TKI dimaksud adalah para pencari kerja yang berminat untuk bekerja di luar negeri, yang sebagian di antaranya adalah Tenaga Kerja Wanita (TKW).
Melalui jaringan yang melibatkan berbagai pihak, termasuk para calo sebagai ujung tombak, sebagian TKI akhirnya jadi korban TPPO yang diperlalukan seperti budak di zaman dulu.
Pengiriman mereka ke luar negeri dilakukan melalui jalur ilegal.

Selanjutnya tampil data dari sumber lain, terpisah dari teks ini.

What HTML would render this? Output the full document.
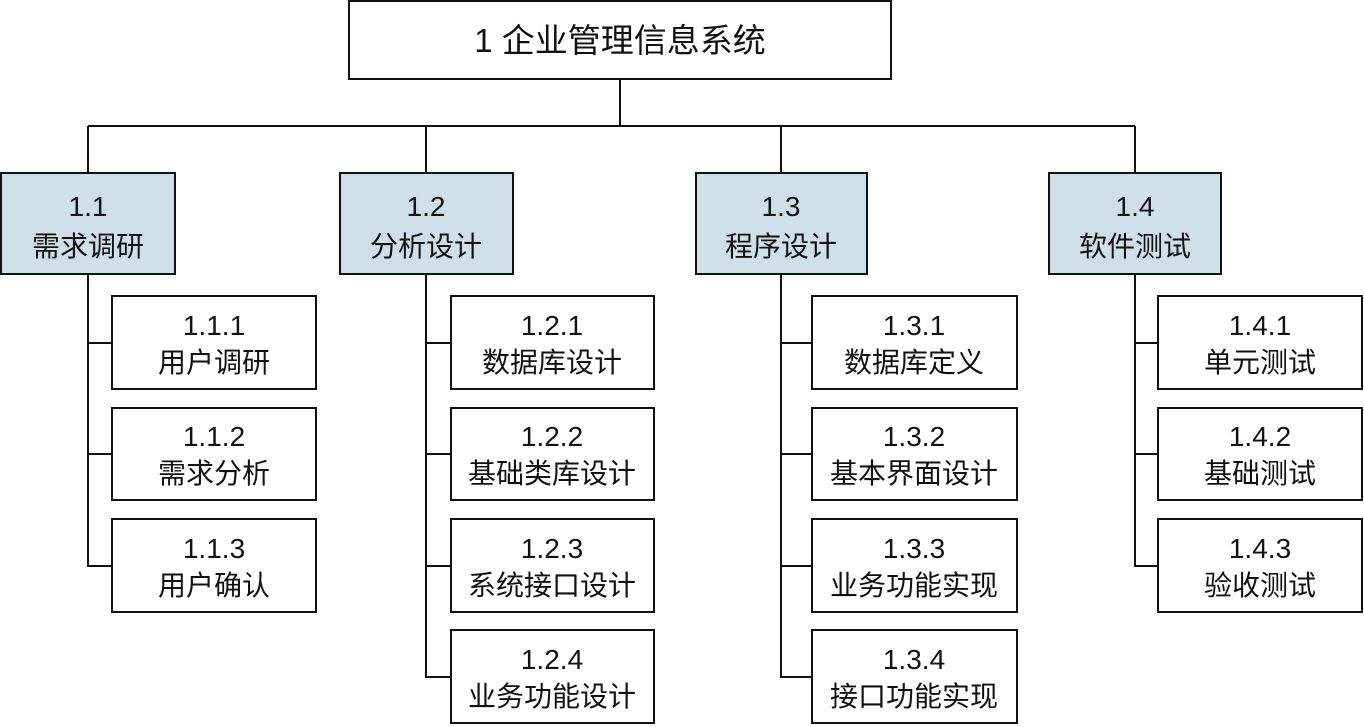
<!DOCTYPE html>
<html><head><meta charset="utf-8"><style>
html,body{margin:0;padding:0;background:#fff;}
svg{display:block;}
text{font-family:"Liberation Sans","Noto Sans CJK SC",sans-serif;fill:#111;text-anchor:middle;}
</style></head><body>
<svg width="1364" height="727" viewBox="0 0 1364 727" xmlns="http://www.w3.org/2000/svg">
<g stroke="#111" stroke-width="2" fill="none">
<line x1="620" y1="80" x2="620" y2="126"/>
<line x1="88" y1="126" x2="1135" y2="126"/>
<line x1="88" y1="126" x2="88" y2="172"/>
<line x1="426" y1="126" x2="426" y2="172"/>
<line x1="781" y1="126" x2="781" y2="172"/>
<line x1="1135" y1="126" x2="1135" y2="172"/>
<polyline points="88,275 88,566 111,566"/><line x1="88" y1="343" x2="111" y2="343"/><line x1="88" y1="454" x2="111" y2="454"/>
<polyline points="426,275 426,677 450,677"/><line x1="426" y1="343" x2="450" y2="343"/><line x1="426" y1="454" x2="450" y2="454"/><line x1="426" y1="566" x2="450" y2="566"/>
<polyline points="781,275 781,677 811,677"/><line x1="781" y1="343" x2="811" y2="343"/><line x1="781" y1="454" x2="811" y2="454"/><line x1="781" y1="566" x2="811" y2="566"/>
<polyline points="1135,275 1135,566 1157,566"/><line x1="1135" y1="343" x2="1157" y2="343"/><line x1="1135" y1="454" x2="1157" y2="454"/>
</g>
<g stroke="#111" stroke-width="2">
<rect x="349" y="1" width="542" height="78" fill="#fff"/>
<rect x="1" y="173" width="174" height="101" fill="#cfe0e8"/>
<rect x="340" y="173" width="173" height="101" fill="#cfe0e8"/>
<rect x="696" y="173" width="171" height="101" fill="#cfe0e8"/>
<rect x="1049" y="173" width="172" height="101" fill="#cfe0e8"/>
<g fill="#fff">
<rect x="112" y="296" width="204" height="93"/><rect x="112" y="408" width="204" height="92"/><rect x="112" y="519" width="204" height="93"/>
<rect x="451" y="296" width="203" height="93"/><rect x="451" y="408" width="203" height="92"/><rect x="451" y="519" width="203" height="93"/><rect x="451" y="630" width="203" height="93"/>
<rect x="812" y="296" width="205" height="93"/><rect x="812" y="408" width="205" height="92"/><rect x="812" y="519" width="205" height="93"/><rect x="812" y="630" width="205" height="93"/>
<rect x="1158" y="296" width="204" height="93"/><rect x="1158" y="408" width="204" height="92"/><rect x="1158" y="519" width="204" height="93"/>
</g></g>
<text x="620" y="52" font-size="33">1 企业管理信息系统</text>
<g font-size="28">
<text x="88" y="216">1.1</text><text x="88" y="256">需求调研</text>
<text x="426" y="216">1.2</text><text x="426" y="256">分析设计</text>
<text x="781" y="216">1.3</text><text x="781" y="256">程序设计</text>
<text x="1135" y="216">1.4</text><text x="1135" y="256">软件测试</text>
<text x="214" y="335">1.1.1</text><text x="214" y="372">用户调研</text>
<text x="214" y="446">1.1.2</text><text x="214" y="483">需求分析</text>
<text x="214" y="558">1.1.3</text><text x="214" y="595">用户确认</text>
<text x="552" y="335">1.2.1</text><text x="552" y="372">数据库设计</text>
<text x="552" y="446">1.2.2</text><text x="552" y="483">基础类库设计</text>
<text x="552" y="558">1.2.3</text><text x="552" y="595">系统接口设计</text>
<text x="552" y="669">1.2.4</text><text x="552" y="706">业务功能设计</text>
<text x="914" y="335">1.3.1</text><text x="914" y="372">数据库定义</text>
<text x="914" y="446">1.3.2</text><text x="914" y="483">基本界面设计</text>
<text x="914" y="558">1.3.3</text><text x="914" y="595">业务功能实现</text>
<text x="914" y="669">1.3.4</text><text x="914" y="706">接口功能实现</text>
<text x="1260" y="335">1.4.1</text><text x="1260" y="372">单元测试</text>
<text x="1260" y="446">1.4.2</text><text x="1260" y="483">基础测试</text>
<text x="1260" y="558">1.4.3</text><text x="1260" y="595">验收测试</text>
</g>
</svg>
</body></html>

Menko Polhukam Mahfud MD pernah membeberkan betapa mengerikannya soal TPPO ini (cnbcindonesia.com, 30/5/2023).
Menurut Mahfud MD, kita punya masalah dengan TPPO, di mana orang dikirim ke luar negeri lalu menjadi budak-budak yang dianiaya.
Lebih lanjut, mengutip data dari Badan Perlindungan Pekerja Migran Indonesia (BP2MI), dalam satu tahun ada 1.900 mayat yang dibawa kembali ke tanah air karena TPPO.
Jadi jelaslah, kenapa Mahfud MD menyebutnya sebagai hal yang mengerikan. Sayangnya, masyarakat umum tidak banyak yang tergugah dengan persoalan TKI di luar negeri.
Maka, korban TPPO ibarat jatuh ditimpa tangga. Sudahlah mereka berutang untuk bisa berangkat ke luar negeri, eh ternyata di negara tujuan tenaganya diperas dan haknya dikebiri.
Nah, baru-baru ini terungkap ada modus TPPO yang relatif baru, yang ironisnya melibatkan sebuah lembaga pendidikan tinggi.
Sebuah Politeknik Negeri di Sumatera Barat disebut-sebut terlibat dalam kasus tersebut, yang terbukti dengan ditetapkannya 2 orang mantan direkturnya sebagai tersangka.